*Input data*.
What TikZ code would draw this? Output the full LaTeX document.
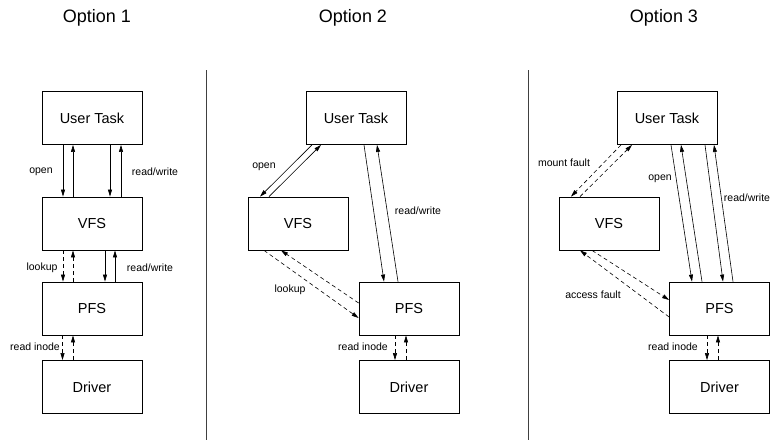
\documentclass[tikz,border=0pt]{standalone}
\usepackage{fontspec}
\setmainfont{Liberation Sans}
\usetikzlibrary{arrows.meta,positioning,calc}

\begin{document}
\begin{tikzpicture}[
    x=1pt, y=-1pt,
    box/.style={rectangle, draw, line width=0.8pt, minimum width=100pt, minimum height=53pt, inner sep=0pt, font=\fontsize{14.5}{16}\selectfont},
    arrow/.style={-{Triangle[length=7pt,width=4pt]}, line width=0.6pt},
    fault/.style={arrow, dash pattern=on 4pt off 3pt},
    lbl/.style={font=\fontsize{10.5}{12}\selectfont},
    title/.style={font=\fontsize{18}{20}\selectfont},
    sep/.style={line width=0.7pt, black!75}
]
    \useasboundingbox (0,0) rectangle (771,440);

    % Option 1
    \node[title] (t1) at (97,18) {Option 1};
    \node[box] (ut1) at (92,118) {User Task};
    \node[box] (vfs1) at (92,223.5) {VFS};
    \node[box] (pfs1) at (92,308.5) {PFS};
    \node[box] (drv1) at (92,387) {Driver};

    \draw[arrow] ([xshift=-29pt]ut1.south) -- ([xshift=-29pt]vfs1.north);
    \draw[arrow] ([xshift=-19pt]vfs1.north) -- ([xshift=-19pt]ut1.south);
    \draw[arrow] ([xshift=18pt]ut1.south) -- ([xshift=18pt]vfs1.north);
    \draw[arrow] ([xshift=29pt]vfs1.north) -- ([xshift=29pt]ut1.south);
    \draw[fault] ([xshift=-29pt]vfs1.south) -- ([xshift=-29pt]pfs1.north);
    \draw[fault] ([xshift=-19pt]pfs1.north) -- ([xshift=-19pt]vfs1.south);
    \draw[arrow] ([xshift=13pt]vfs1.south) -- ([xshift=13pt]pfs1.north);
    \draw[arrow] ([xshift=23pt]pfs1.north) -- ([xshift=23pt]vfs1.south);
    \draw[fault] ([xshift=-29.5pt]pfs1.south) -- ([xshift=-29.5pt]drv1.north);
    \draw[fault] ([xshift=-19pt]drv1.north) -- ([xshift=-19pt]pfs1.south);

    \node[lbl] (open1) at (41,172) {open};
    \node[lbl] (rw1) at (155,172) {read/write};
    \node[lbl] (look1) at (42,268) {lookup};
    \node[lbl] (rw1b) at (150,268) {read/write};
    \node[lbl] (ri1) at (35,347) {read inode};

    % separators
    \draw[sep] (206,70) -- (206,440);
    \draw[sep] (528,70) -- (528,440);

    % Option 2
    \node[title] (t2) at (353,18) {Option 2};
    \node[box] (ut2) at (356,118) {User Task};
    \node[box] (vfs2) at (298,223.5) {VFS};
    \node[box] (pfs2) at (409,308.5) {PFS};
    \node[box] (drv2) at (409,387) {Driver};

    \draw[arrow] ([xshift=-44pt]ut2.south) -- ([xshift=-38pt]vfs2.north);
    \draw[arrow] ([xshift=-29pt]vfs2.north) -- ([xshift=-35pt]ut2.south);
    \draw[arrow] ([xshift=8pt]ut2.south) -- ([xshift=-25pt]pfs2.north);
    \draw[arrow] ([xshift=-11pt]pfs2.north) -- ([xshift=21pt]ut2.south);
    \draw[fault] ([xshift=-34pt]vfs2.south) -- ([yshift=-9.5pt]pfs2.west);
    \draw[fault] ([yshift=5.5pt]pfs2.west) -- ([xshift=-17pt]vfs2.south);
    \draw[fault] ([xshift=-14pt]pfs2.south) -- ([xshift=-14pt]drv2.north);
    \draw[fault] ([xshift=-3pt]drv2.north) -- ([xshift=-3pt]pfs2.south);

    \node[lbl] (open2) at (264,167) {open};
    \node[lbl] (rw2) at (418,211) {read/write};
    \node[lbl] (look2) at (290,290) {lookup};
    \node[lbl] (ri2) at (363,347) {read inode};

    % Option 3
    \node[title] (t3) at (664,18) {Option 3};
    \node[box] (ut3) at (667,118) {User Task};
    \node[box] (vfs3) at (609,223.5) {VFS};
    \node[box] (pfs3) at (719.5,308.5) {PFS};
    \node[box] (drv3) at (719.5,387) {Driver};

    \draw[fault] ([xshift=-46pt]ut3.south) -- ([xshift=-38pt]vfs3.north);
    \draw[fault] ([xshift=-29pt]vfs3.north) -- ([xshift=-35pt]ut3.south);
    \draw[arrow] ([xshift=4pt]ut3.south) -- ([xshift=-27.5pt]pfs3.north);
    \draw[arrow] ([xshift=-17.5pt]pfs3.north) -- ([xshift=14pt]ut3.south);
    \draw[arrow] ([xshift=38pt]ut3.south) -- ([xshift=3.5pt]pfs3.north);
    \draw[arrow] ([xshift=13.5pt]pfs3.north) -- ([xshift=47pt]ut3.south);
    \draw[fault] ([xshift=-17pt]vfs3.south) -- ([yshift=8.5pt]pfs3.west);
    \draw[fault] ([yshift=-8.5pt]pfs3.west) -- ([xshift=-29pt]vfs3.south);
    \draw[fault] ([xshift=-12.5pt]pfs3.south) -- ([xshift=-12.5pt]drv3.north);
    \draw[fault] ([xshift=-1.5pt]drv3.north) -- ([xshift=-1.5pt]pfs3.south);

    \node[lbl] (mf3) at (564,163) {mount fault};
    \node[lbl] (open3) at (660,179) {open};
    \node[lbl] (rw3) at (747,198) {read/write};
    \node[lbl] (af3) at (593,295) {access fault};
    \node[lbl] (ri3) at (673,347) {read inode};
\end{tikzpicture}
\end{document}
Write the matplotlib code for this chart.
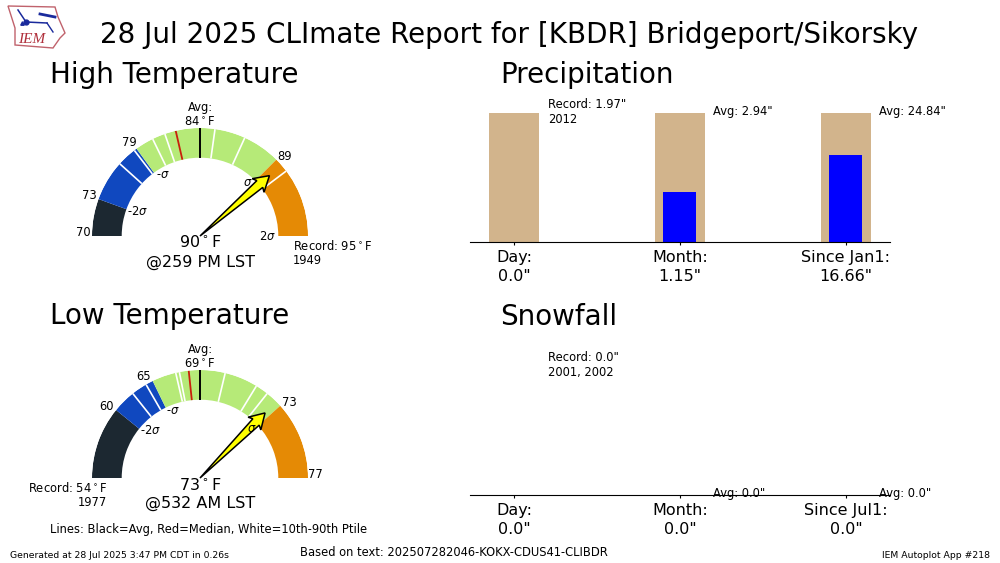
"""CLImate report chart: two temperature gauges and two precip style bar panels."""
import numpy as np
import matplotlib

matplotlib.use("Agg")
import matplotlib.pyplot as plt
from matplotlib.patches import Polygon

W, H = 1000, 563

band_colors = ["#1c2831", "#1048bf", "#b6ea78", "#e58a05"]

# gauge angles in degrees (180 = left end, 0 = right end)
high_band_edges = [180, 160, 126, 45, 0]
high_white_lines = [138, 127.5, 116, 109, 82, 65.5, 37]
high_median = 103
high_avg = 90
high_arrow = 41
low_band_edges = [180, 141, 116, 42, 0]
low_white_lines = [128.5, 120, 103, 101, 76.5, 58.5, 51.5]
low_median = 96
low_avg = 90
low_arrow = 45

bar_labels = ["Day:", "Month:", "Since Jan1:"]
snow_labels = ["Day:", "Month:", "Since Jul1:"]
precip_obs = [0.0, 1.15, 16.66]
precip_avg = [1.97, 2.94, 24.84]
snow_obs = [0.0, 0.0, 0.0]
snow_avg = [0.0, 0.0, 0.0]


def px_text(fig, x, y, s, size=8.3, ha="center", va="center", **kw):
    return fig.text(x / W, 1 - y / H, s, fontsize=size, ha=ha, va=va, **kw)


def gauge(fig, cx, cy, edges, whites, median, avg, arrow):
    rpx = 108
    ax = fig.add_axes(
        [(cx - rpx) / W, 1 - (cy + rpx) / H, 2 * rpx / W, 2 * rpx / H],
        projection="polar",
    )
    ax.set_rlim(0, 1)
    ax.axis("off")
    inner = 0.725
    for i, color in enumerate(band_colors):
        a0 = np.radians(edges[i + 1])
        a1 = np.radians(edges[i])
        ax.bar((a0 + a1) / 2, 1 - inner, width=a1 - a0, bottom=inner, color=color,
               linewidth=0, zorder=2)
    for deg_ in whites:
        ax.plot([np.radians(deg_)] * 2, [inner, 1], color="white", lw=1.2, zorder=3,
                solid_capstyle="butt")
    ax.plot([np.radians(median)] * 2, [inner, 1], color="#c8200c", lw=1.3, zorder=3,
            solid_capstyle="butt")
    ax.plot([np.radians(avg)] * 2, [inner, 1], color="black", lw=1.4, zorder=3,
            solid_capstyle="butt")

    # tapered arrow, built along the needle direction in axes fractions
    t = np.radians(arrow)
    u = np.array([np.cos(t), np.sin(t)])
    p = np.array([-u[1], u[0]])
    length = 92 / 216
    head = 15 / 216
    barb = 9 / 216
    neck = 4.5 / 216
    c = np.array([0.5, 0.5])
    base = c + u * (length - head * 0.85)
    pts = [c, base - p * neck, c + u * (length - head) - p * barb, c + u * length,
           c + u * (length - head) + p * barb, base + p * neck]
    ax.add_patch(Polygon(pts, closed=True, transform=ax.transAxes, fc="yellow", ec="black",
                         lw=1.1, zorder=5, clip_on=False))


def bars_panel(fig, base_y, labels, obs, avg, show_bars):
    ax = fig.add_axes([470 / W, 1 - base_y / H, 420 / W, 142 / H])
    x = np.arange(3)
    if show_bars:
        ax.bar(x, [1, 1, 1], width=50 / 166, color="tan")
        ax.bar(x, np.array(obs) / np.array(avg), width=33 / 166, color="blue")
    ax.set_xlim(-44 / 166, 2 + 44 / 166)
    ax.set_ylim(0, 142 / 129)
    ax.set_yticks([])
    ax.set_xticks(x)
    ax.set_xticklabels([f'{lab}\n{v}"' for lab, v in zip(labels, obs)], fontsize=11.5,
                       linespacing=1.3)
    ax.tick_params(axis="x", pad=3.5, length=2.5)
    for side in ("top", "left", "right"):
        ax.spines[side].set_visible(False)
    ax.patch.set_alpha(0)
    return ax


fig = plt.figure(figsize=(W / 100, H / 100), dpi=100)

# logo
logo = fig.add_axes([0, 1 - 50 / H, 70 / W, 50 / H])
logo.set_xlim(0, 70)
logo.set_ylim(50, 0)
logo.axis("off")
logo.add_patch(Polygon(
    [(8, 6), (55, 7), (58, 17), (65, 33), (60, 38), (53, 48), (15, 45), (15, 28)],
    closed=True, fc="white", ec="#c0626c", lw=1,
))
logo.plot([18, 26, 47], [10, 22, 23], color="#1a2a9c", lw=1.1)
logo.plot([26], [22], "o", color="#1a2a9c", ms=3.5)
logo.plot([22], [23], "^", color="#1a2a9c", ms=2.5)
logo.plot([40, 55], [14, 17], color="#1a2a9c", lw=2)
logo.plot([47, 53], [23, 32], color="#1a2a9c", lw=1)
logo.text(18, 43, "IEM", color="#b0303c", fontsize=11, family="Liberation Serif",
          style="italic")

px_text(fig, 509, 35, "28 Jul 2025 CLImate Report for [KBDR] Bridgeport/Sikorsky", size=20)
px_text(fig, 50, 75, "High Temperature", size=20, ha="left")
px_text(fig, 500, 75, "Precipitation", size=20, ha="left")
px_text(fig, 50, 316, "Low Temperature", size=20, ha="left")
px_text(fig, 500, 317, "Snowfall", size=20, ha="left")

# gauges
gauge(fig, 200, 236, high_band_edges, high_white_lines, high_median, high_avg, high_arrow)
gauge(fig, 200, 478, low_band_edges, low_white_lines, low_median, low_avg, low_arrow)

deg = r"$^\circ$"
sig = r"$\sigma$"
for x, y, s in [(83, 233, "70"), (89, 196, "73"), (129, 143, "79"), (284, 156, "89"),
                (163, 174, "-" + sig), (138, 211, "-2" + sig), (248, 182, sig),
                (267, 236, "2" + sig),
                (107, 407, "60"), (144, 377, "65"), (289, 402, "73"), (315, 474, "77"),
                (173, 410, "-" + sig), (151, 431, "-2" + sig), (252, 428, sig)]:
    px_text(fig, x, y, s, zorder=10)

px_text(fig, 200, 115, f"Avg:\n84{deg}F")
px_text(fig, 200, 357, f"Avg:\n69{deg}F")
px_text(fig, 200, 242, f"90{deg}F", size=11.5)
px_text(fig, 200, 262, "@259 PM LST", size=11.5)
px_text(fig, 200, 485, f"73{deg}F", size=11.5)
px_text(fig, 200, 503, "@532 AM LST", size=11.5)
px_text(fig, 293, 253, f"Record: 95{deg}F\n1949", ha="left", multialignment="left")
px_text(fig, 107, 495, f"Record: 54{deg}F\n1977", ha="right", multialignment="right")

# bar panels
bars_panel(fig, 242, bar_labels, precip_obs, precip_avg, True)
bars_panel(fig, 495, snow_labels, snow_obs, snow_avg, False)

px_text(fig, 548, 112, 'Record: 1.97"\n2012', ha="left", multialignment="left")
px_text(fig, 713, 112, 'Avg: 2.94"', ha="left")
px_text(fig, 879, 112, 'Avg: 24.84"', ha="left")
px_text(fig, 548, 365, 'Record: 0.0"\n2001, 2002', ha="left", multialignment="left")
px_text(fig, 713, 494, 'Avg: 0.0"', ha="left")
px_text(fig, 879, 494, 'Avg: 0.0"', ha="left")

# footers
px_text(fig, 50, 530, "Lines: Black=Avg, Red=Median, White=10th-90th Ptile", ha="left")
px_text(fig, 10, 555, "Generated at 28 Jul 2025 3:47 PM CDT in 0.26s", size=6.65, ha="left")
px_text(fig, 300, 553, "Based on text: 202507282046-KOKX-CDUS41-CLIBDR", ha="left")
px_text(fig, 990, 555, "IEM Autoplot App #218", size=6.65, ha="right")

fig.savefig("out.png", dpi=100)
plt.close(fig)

*Brief*. Your task is to reproduce exactly the lines from the start of the data above through the line containing "(ri1) at (35,347)", leaving every picture out.

*Full response*.
What TikZ code would draw this? Output the full LaTeX document.
\documentclass[tikz,border=0pt]{standalone}
\usepackage{fontspec}
\setmainfont{Liberation Sans}
\usetikzlibrary{arrows.meta,positioning,calc}

\begin{document}
\begin{tikzpicture}[
    x=1pt, y=-1pt,
    box/.style={rectangle, draw, line width=0.8pt, minimum width=100pt, minimum height=53pt, inner sep=0pt, font=\fontsize{14.5}{16}\selectfont},
    arrow/.style={-{Triangle[length=7pt,width=4pt]}, line width=0.6pt},
    fault/.style={arrow, dash pattern=on 4pt off 3pt},
    lbl/.style={font=\fontsize{10.5}{12}\selectfont},
    title/.style={font=\fontsize{18}{20}\selectfont},
    sep/.style={line width=0.7pt, black!75}
]
    \useasboundingbox (0,0) rectangle (771,440);

    % Option 1
    \node[title] (t1) at (97,18) {Option 1};
    \node[box] (ut1) at (92,118) {User Task};
    \node[box] (vfs1) at (92,223.5) {VFS};
    \node[box] (pfs1) at (92,308.5) {PFS};
    \node[box] (drv1) at (92,387) {Driver};

    \draw[arrow] ([xshift=-29pt]ut1.south) -- ([xshift=-29pt]vfs1.north);
    \draw[arrow] ([xshift=-19pt]vfs1.north) -- ([xshift=-19pt]ut1.south);
    \draw[arrow] ([xshift=18pt]ut1.south) -- ([xshift=18pt]vfs1.north);
    \draw[arrow] ([xshift=29pt]vfs1.north) -- ([xshift=29pt]ut1.south);
    \draw[fault] ([xshift=-29pt]vfs1.south) -- ([xshift=-29pt]pfs1.north);
    \draw[fault] ([xshift=-19pt]pfs1.north) -- ([xshift=-19pt]vfs1.south);
    \draw[arrow] ([xshift=13pt]vfs1.south) -- ([xshift=13pt]pfs1.north);
    \draw[arrow] ([xshift=23pt]pfs1.north) -- ([xshift=23pt]vfs1.south);
    \draw[fault] ([xshift=-29.5pt]pfs1.south) -- ([xshift=-29.5pt]drv1.north);
    \draw[fault] ([xshift=-19pt]drv1.north) -- ([xshift=-19pt]pfs1.south);

    \node[lbl] (open1) at (41,172) {open};
    \node[lbl] (rw1) at (155,172) {read/write};
    \node[lbl] (look1) at (42,268) {lookup};
    \node[lbl] (rw1b) at (150,268) {read/write};
    \node[lbl] (ri1) at (35,347) {read inode};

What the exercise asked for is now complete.